Was wäre unsere Familie ohne die vielen Mitdenker, Mithelfer, Mittelsleute, die alle nur erdenklichen Wege abtasten, um eine Lösung zu finden. Das wurde mir wieder einmal so bewußt, als ich den Brief von Herrn Wolfgang Wever öffnete, der schon durch seinen Umfang verriet, daß sich der geborene Bartensteiner - wie schon so oft - um eine Familienangelegenheit intensiv bemüht hat. Ich hatte mich nicht geirrt, allerdings mußte ich zuerst einmal Gedächtnis und Archiv bemühen, denn die Sache liegt etwas länger zurück.
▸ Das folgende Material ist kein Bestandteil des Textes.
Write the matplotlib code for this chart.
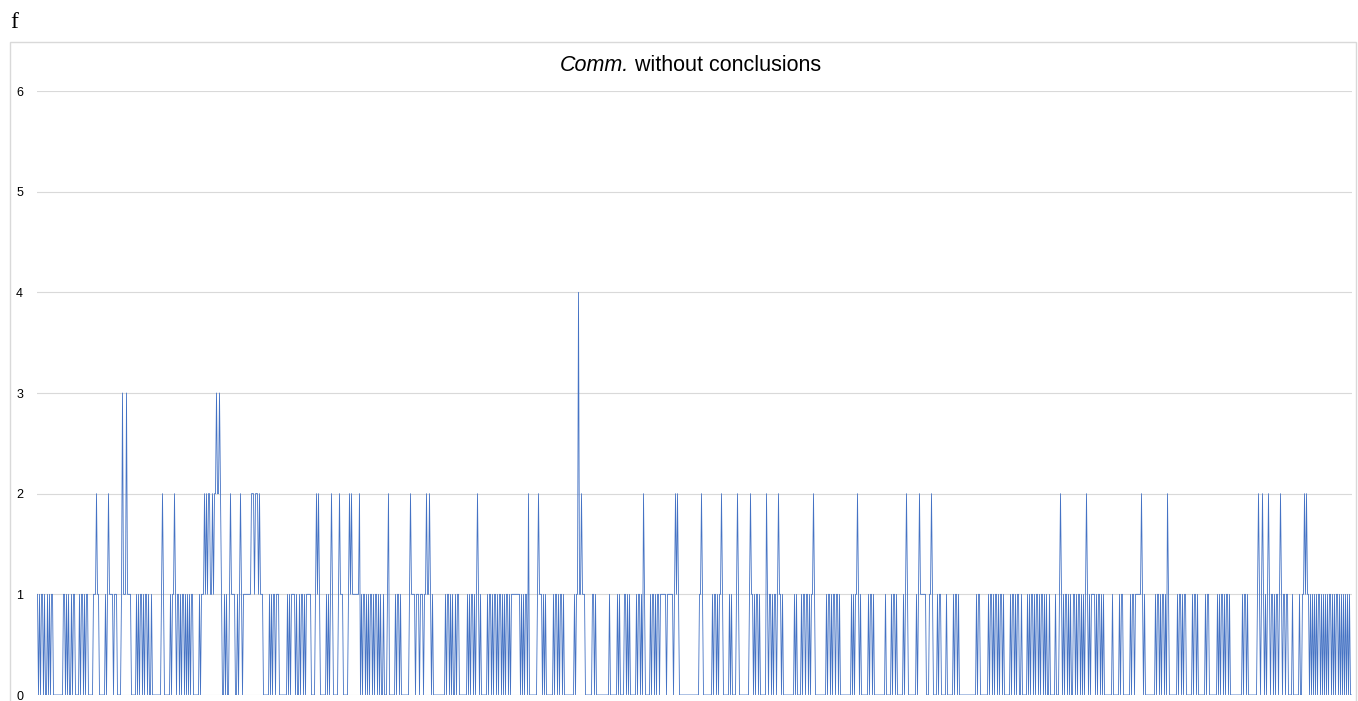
import matplotlib
matplotlib.use('Agg')
import matplotlib.pyplot as plt
from matplotlib.patches import Rectangle

# counts per comment, read off the picture chunk by chunk (roughly one value per pixel column)
chunks = [
    "10101101001010110" + "000000000" + "110101001011" + "0000" + "10110101",
    "100000" + "111" + "2" + "110000001" + "01" + "2" + "11110111" + "00001" + "3" + "111" + "3" + "1111" + "000001",
    "0101101011010010" + "00000000" + "1" + "2" + "100000" + "01011" + "2" + "101101011010",
    "1010110" + "00000" + "10111" + "212122112122322321" + "00101001" + "2" + "11110" + "0",
    "101" + "2" + "10111111" + "11" + "222122212" + "1" + "11" + "000000" + "10101101" + "11" + "00000000",
    "1010" + "1111" + "0100" + "1011010" + "11111" + "0000" + "1" + "2121" + "000000" + "10101" + "2" + "10000",
    "01" + "2" + "111" + "00000" + "1" + "2" + "1" + "2" + "1111111" + "2" + "0101101010" + "11010110101001" + "000",
    "1" + "2" + "000000" + "1011010" + "0000000" + "1" + "2" + "11110111011101" + "1" + "2" + "11" + "2" + "1" + "010" + "000",
    "00000000" + "101101010" + "01011" + "00000000" + "1010110101" + "2" + "101" + "000000",
    "1011010110101101010110101" + "11111111" + "01010110" + "2" + "00000000",
    "1" + "2" + "111" + "0101" + "0000000" + "101101011010" + "000000000" + "1011" + "4" + "11" + "2" + "111" + "00",
    "00000" + "110100" + "00000000000" + "10" + "000000" + "101" + "0000" + "110101" + "000000" + "1",
    "011010" + "2" + "10" + "0000" + "10110101101" + "11111011111" + "101" + "2" + "1" + "2" + "1" + "000000" + "00",
    "00000000000" + "011" + "2" + "1" + "000000000" + "101101011" + "2" + "10000001010000" + "1",
    "2" + "1" + "0" + "000000000" + "1" + "2" + "110101101" + "000000" + "2" + "10110101101" + "2" + "11010000",
    "0000000" + "1010000101" + "101101011" + "2" + "1000000000001" + "0110101101",
    "101" + "00000000000" + "101011" + "2" + "1010" + "000000" + "1011010" + "0000000000" + "10",
    "0000" + "101101" + "000000" + "101" + "2" + "10000000" + "0101" + "2" + "111111" + "0001" + "1" + "2" + "10000",
    "10110" + "0000" + "1" + "000000" + "1011010" + "0000000000000000" + "1011" + "0000000",
    "01011010" + "110101101" + "000000" + "1011010110" + "01000001010" + "110101",
    "1010110101" + "00100000100" + "01" + "2" + "10101101010" + "01101011010101" + "2",
    "1010" + "1111" + "010110101" + "00000000" + "10" + "00000" + "10110" + "000000" + "1011011",
    "1111" + "2" + "1010" + "000000000" + "101101011010" + "2" + "1" + "00000000" + "1011010110",
    "00000" + "101101" + "0000000" + "1011" + "00000000" + "10101101011010" + "000000",
    "00000" + "101101" + "000000000" + "1" + "2" + "101" + "2" + "10101" + "2" + "10110101101" + "2" + "101101",
    "10" + "0001000000100" + "11" + "2" + "1" + "2" + "1" + "10101010101101010101011010101",
    "101010101010100",
]
values = [int(c) for c in "".join(chunks)]
y_ticks = [0, 1, 2, 3, 4, 5, 6]

fig = plt.figure(figsize=(13.58, 7.01), dpi=100)

# light chart border like the spreadsheet chart area
fig.patches.append(Rectangle((10 / 1358, -0.02), 1346 / 1358, 0.96,
                             transform=fig.transFigure, fill=False,
                             edgecolor='#d9d9d9', linewidth=1.0))

ax = fig.add_axes([37 / 1358, 6 / 701, 1315 / 1358, 604 / 701])
ax.plot(range(len(values)), values, color='#4472C4', linewidth=0.6)

ax.set_xlim(-0.5, len(values) - 0.5)
ax.set_ylim(0, 6)
ax.set_yticks(y_ticks)
ax.set_xticks([])
ax.grid(axis='y', color='#d9d9d9', linewidth=0.8)
ax.set_axisbelow(True)
for s in ax.spines.values():
    s.set_visible(False)
ax.tick_params(axis='y', length=0, pad=10, labelsize=9)
for lab in ax.get_yticklabels():
    lab.set_fontfamily('Liberation Sans')

fig.text(629 / 1358, 0.907, 'Comm.', fontsize=15.5, ha='right', va='center',
         family='Liberation Sans', style='italic')
fig.text(629 / 1358, 0.907, ' without conclusions', fontsize=15.5, ha='left', va='center',
         family='Liberation Sans')
fig.text(10 / 1358, 0.968, 'f', fontsize=17, ha='left', va='center',
         family='Liberation Serif')

fig.savefig('out.png', dpi=100)
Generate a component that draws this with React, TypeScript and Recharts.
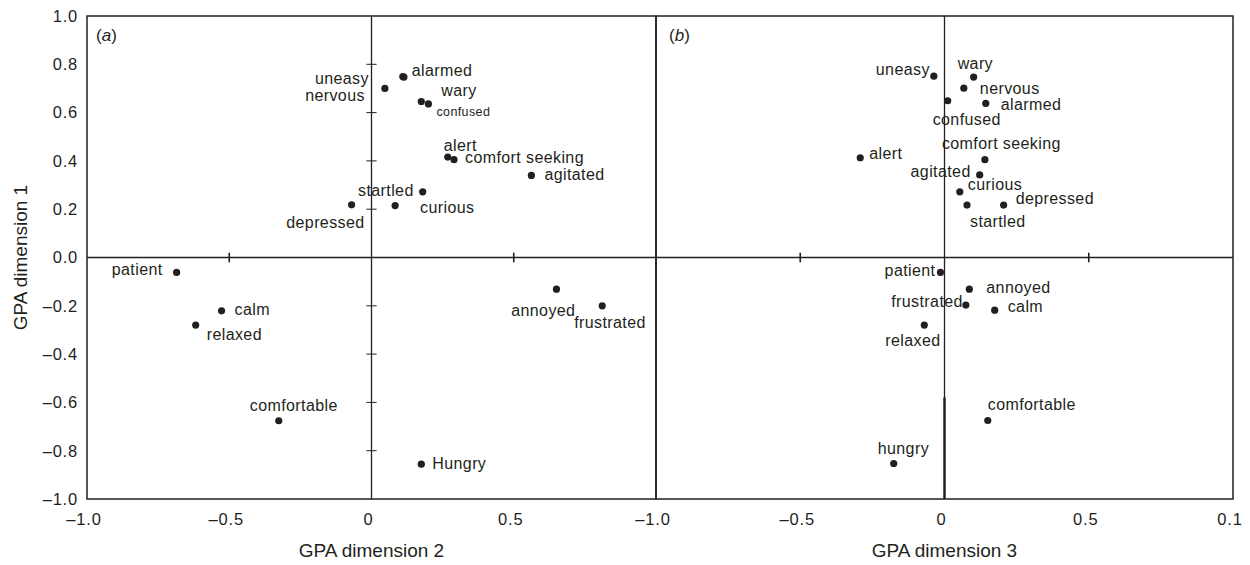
import { ReferenceArea, ReferenceLine, Scatter, ScatterChart, XAxis, YAxis } from 'recharts';

// panel (a): GPA dimension 2 against GPA dimension 1
const panelAWords = ['alarmed', 'uneasy', 'nervous', 'wary', 'confused', 'alert', 'comfort seeking', 'agitated', 'startled', 'curious', 'depressed', 'patient', 'calm', 'relaxed', 'comfortable', 'Hungry', 'annoyed', 'frustrated'];
const panelADim2 = [0.11, 0.114, 0.047, 0.175, 0.2, 0.268, 0.29, 0.562, 0.18, 0.083, -0.07, -0.685, -0.527, -0.618, -0.326, 0.175, 0.65, 0.811];
const panelADim1 = [0.749, 0.747, 0.7, 0.646, 0.636, 0.416, 0.405, 0.34, 0.272, 0.215, 0.218, -0.062, -0.221, -0.28, -0.676, -0.856, -0.131, -0.2];

// panel (b): GPA dimension 3 against GPA dimension 1
const panelBWords = ['uneasy', 'wary', 'nervous', 'confused', 'alarmed', 'alert', 'comfort seeking', 'agitated', 'curious', 'startled', 'depressed', 'patient', 'annoyed', 'frustrated', 'calm', 'relaxed', 'comfortable', 'hungry'];
const panelBDim3 = [-0.037, 0.101, 0.067, 0.011, 0.143, -0.292, 0.14, 0.122, 0.053, 0.078, 0.205, -0.014, 0.086, 0.074, 0.174, -0.07, 0.15, -0.176];
const panelBDim1 = [0.751, 0.747, 0.701, 0.649, 0.638, 0.413, 0.405, 0.342, 0.272, 0.217, 0.217, -0.062, -0.131, -0.197, -0.218, -0.28, -0.675, -0.853];

const dim1Ticks = [-1, -0.8, -0.6, -0.4, -0.2, 0, 0.2, 0.4, 0.6, 0.8, 1];
const dim1TickLabels = ['–1.0', '–0.8', '–0.6', '–0.4', '–0.2', '0.0', '0.2', '0.4', '0.6', '0.8', '1.0'];
const dim2Ticks = [-1, -0.5, 0, 0.5];
const dim2TickLabels = ['–1.0', '–0.5', '0', '0.5'];
const dim3Ticks = [-1, -0.5, 0, 0.5, 1];
const dim3TickLabels = ['–1.0', '–0.5', '0', '0.5', '0.1'];

// small marks on the zero lines
const innerYMarks = [0.8, 0.6, 0.4, 0.2, -0.2, -0.4, -0.6, -0.8];
const innerXMarks = [-0.5, 0.5];

const INK = '#231f20';

type Spot = [number, number, 'start' | 'end', number?];

// where each word sits next to its dot (px from the dot)
const spotsA: Record<string, Spot> = {
  alarmed: [9, -6, 'start'],
  uneasy: [-35, 1, 'end'],
  nervous: [-20, 7, 'end'],
  wary: [20, -11, 'start'],
  confused: [8, 8, 'start', 12.5],
  alert: [-4, -12, 'start'],
  'comfort seeking': [11, -2, 'start'],
  agitated: [13, -1, 'start'],
  startled: [-9, -1, 'end'],
  curious: [25, 2, 'start'],
  depressed: [13, 18, 'end'],
  patient: [-14, -3, 'end'],
  calm: [13, -1, 'start'],
  relaxed: [11, 9, 'start'],
  comfortable: [-29, -15, 'start'],
  Hungry: [11, -1, 'start'],
  annoyed: [19, 21, 'end'],
  frustrated: [-28, 17, 'start'],
};

const spotsB: Record<string, Spot> = {
  uneasy: [-4, -7, 'end'],
  wary: [-16, -14, 'start'],
  nervous: [16, 0, 'start'],
  confused: [-15, 19, 'start'],
  alarmed: [15, 1, 'start'],
  alert: [9, -4, 'start'],
  'comfort seeking': [-43, -16, 'start'],
  agitated: [-9, -3, 'end'],
  curious: [8, -7, 'start'],
  startled: [3, 16, 'start'],
  depressed: [12, -7, 'start'],
  patient: [-5, -2, 'end'],
  annoyed: [17, -2, 'start'],
  frustrated: [-3, -4, 'end'],
  calm: [13, -4, 'start'],
  relaxed: [-39, 15, 'start'],
  comfortable: [0, -16, 'start'],
  hungry: [-16, -15, 'start'],
};

const toPoints = (words: string[], xs: number[], ys: number[]) =>
  words.map((word, i) => ({ word, x: xs[i], y: ys[i] }));

const panelA = toPoints(panelAWords, panelADim2, panelADim1);
const panelB = toPoints(panelBWords, panelBDim3, panelBDim1);

const fmt = (ticks: number[], labels: string[]) => (v: number) => {
  const i = ticks.indexOf(v);
  return i >= 0 ? labels[i] : String(v);
};

const wordDot = (spots: Record<string, Spot>) => (props: any) => {
  const { cx, cy, payload } = props;
  const [dx, dy, anchor, size] = spots[payload.word] ?? [8, 0, 'start'];
  return (
    <g>
      <circle cx={cx} cy={cy} r={3.6} fill={INK} />
      <text
        x={cx + dx}
        y={cy + dy}
        textAnchor={anchor}
        dominantBaseline="central"
        fontSize={size ?? 16}
        letterSpacing={0.4}
        fill={INK}
      >
        {payload.word}
      </text>
    </g>
  );
};

const PanelTag = ({ viewBox, tag, dx }: any) => {
  if (!viewBox) return null;
  return (
    <text x={viewBox.x + dx} y={viewBox.y + 25} fontSize={17} fill={INK}>
      (<tspan fontStyle="italic">{tag}</tspan>)
    </text>
  );
};

const tickStyle = { fill: INK, fontSize: 16.5, letterSpacing: 0.8 };
const titleStyle = { fill: INK, fontSize: 19 };

export default function App() {
  return (
    <div
      style={{
        position: 'absolute',
        left: 0,
        top: 0,
        width: 1250,
        height: 565,
        background: '#fff',
        fontFamily: '"Liberation Sans", Arial, sans-serif',
      }}
    >
      <div style={{ position: 'absolute', left: 0, top: 0 }}>
        <ScatterChart width={660} height={565} margin={{ top: 16, right: 4, bottom: 6, left: 0 }}>
          <XAxis
            type="number"
            dataKey="x"
            domain={[-1, 1]}
            ticks={dim2Ticks}
            interval={0}
            tickLine={false}
            axisLine={false}
            height={60}
            tickMargin={8}
            tick={{ ...tickStyle, dx: -3 }}
            tickFormatter={fmt(dim2Ticks, dim2TickLabels)}
            label={{ value: 'GPA dimension 2', position: 'insideBottom', offset: 2, style: titleStyle }}
          />
          <YAxis
            type="number"
            dataKey="y"
            domain={[-1, 1]}
            ticks={dim1Ticks}
            interval={0}
            tickLine={false}
            axisLine={false}
            width={87}
            tickMargin={3}
            tick={tickStyle}
            tickFormatter={fmt(dim1Ticks, dim1TickLabels)}
            label={{
              value: 'GPA dimension 1',
              angle: -90,
              position: 'insideLeft',
              offset: 20,
              style: { ...titleStyle, textAnchor: 'middle' },
            }}
          />
          <ReferenceArea
            x1={-1}
            x2={1}
            y1={-1}
            y2={1}
            fill="none"
            stroke={INK}
            strokeWidth={1.5}
            ifOverflow="visible"
            label={<PanelTag tag="a" dx={9} />}
          />
          <ReferenceLine x={0} stroke={INK} strokeWidth={1.3} />
          <ReferenceLine y={0} stroke={INK} strokeWidth={1.3} />
          {innerYMarks.map((v) => (
            <ReferenceLine
              key={'ya' + v}
              segment={[{ x: -0.018, y: v }, { x: 0.018, y: v }]}
              stroke={INK}
              strokeWidth={1}
            />
          ))}
          {innerXMarks.map((v) => (
            <ReferenceLine
              key={'xa' + v}
              segment={[{ x: v, y: -0.02 }, { x: v, y: 0.02 }]}
              stroke={INK}
              strokeWidth={1.6}
            />
          ))}
          <Scatter data={panelA} shape={wordDot(spotsA)} isAnimationActive={false} />
        </ScatterChart>
      </div>

      <div style={{ position: 'absolute', left: 596, top: 0 }}>
        <ScatterChart width={647} height={565} margin={{ top: 16, right: 10, bottom: 6, left: 60 }}>
          <XAxis
            type="number"
            dataKey="x"
            domain={[-1, 1]}
            ticks={dim3Ticks}
            interval={0}
            tickLine={false}
            axisLine={false}
            height={60}
            tickMargin={8}
            tick={{ ...tickStyle, dx: -3 }}
            tickFormatter={fmt(dim3Ticks, dim3TickLabels)}
            label={{ value: 'GPA dimension 3', position: 'insideBottom', offset: 2, style: titleStyle }}
          />
          <YAxis type="number" dataKey="y" domain={[-1, 1]} hide />
          <ReferenceArea
            x1={-1}
            x2={1}
            y1={-1}
            y2={1}
            fill="none"
            stroke={INK}
            strokeWidth={1.5}
            ifOverflow="visible"
            label={<PanelTag tag="b" dx={13} />}
          />
          <ReferenceLine x={0} stroke={INK} strokeWidth={1.3} />
          <ReferenceLine segment={[{ x: 0, y: -0.58 }, { x: 0, y: -1 }]} stroke={INK} strokeWidth={2.4} />
          <ReferenceLine y={0} stroke={INK} strokeWidth={1.3} />
          {innerXMarks.map((v) => (
            <ReferenceLine
              key={'xb' + v}
              segment={[{ x: v, y: -0.02 }, { x: v, y: 0.02 }]}
              stroke={INK}
              strokeWidth={1.6}
            />
          ))}
          <Scatter data={panelB} shape={wordDot(spotsB)} isAnimationActive={false} />
        </ScatterChart>
      </div>
    </div>
  );
}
In der PAZ / Das Ostpreußenblatt Nr. 1/2006 hatten wir eine wunderschöne Brosche abgebildet, einen Engelskopf im Flügelkranz aus Elfenbein. Das Schmuckstück hatte einst der Pfarrersfrau Marie Hundsdörfer gehört, sie hatte es der jetzigen Besitzerin als Dank für deren Tätigkeit in ihrem Haushalt geschenkt, als sie - wie in dem übermittelten Suchwunsch angegeben - für die Herrnhuter Gemeinde nach Afrika ging. Es zeichneten sich schon bald nach der Veröffentlichung einige Unstimmigkeiten ab, die jetzt durch die von Herrn Wever zugesandten Unterlagen bestätigt wurden. Danach ist Maria Hundsdörfer, die erst nach dem Krieg den verwitweten Pfarrer Johannes Hundsdörfer heiratete - sie hatte als Gemeindehelferin mit dessen erster Ehefrau Hannah die Gemeinde Schönbruch, Kreis Bartenstein betreut und sie bis zu deren Typhustod 1945 begleitet -, nicht in Afrika gewesen, sondern war mit ihrem Mann auch nach dessen Pensionierung von Niedersachsen - ihrer Geburtsheimat - aus unermüdlich für die Mitglieder ihrer alten ostpreußischen Gemeinde tätig. Sie verstarb am 22. April 2005 im Alter von 85 Jahren, tief betrauert von vielen Vertriebenen aus dem Kreis Bartenstein, wie die Nachrufe beweisen. Die Suche galt also leider einer Verstorbenen. Auch nach dem namentlich erwähnten Sohn Ulrich des Pfarrers Hundsdörfer kam die Suche zu spät: Der einstige Klassenkamerad von Herrn Wever aus der Bartensteiner Oberschule verstarb schon 1988. Herr Wever legt noch einen von Ulrich Hundsdörfer handgeschriebenen Brief den vielen Unterlagen bei, die zeigen, wie sehr sich Herr Wever bemüht hat, die Suchfrage zu lösen. Dafür möchte ich ihm danken! Die Schlußworte seines Briefes gelten leider für so manche ungelöst gebliebenen Vorgänge in unserer Familienarbeit: „Die Zeit läuft schneller, als es uns lieb ist!“ Drum, lewe Landslied: Nich so lang wachte, beeter schriewe!